In the United States, there are more than 15 million people who live within 1 mile of a current fracking operation. Many of them may be property owners, but do not own the oil and gas rights that are underneath their land. This means a fracking operation can be approved on someone’s property without their permission because the company bought the oil and gas rights that are beneath the ground. If there is a large enough supply, the lives of that family could be disrupted for months or years without any compensation.
8. Slurry water can be incredibly dangerous to communities.
The water that is used for fracking is laden with chemicals to encourage the energy extraction process. Many fracking operations will then store this water in an open pit or retention pond. In California, 8 billion gallons of oil were produced through fracking, but 130 billion gallons of wastewater were created to do so. This means 15 barrels of wastewater are created for every 1 barrel of oil.
9. Air emissions from oil and gas waste lack structure.
According to a report from Inside Climate News, the air emissions from oil and gas waste are some of the least regulated in the US are in the states that experience the highest levels of fracking. They are also some of the least monitored and least understood aspects of the production and extraction cycles.
10. The number of small earthquakes in drilling-heavy regions has grown exponentially.
From 1967-2000, there was an average of 21 earthquakes per year in the United States that were 3.0 or greater on the Richter scale in the central and eastern states. Since then, when fracking became a priority in the US, the number of earthquakes at this level have increased by a factor of 4. In 2011, there were 188 earthquakes registered at 3.0 or less. In 2015, there were more than 1,000 earthquakes that the USGS believes were artificially induced. In 2014, a 4.9 earthquake struck in Kansas and was directly linked to localized fracking operation. A 2016 earthquake in Oklahoma registered at 5.6.
11. Fracking-related air pollution creates major health threats.
According to the NRDC, there are several health threats which are created by the fracking process. This includes respiratory problems, nervous system impacts, possible birth defects, blood disorders, and carcinogen exposure. These pollution events are in the highest concentrations for those who live near a well or work at one, but there are also regional and global impacts that must also be considered.
12. A reliance on fracking creates a lack of innovation.

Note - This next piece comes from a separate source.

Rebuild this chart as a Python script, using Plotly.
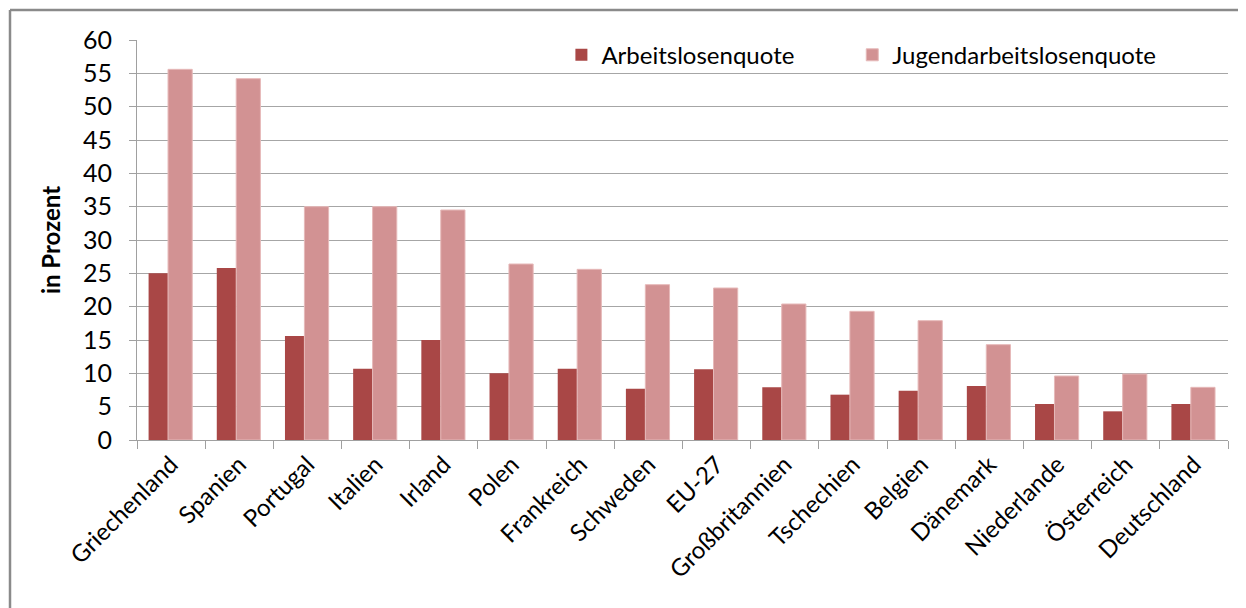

Pursuing new pockets of oil and gas through fracking may allow for households to maintain their current lifestyle, but it also encourages a lack of innovation within the energy industry. When funds are being dedicated to fracking, they are being taking away from potentially cleaner energy resources. In just one day, enough sunshine hits our planet to meet global energy needs for an entire year. In terms of total potential, fracking struggles to make the grade.
13. There are ethical concerns about using water for fracking when drought conditions exist.
The average well that is created through the fracking process will take somewhere between 20 million to 30 million gallons of water to complete. Then multiply those millions of gallons of water by the tens of thousands of wells that have been drilled since 2001. With severe drought conditions striking the world today, using that water for energy instead of irrigation, drinking water, or other needs in dry areas, an ethical question may arise. Is it right to use water in such a way when people or the land is thirsty?
14. Fracking doesn’t just create air or water pollution.
Fracking is a loud operation. Vehicles come into and out of drill sites on a regular basis. Many wells are operated 24/7. When they are being operated near residential areas, it creates noise pollution that can be extensive and disruptive. Those who are closest to these operations could even be at an increased risk for hearing loss over time.
The pros and cons of fracking are divisive and people on both sides of the debate are passionate about these key points. Review each one so you can decide what the merits of fracking happen to be from your perspective.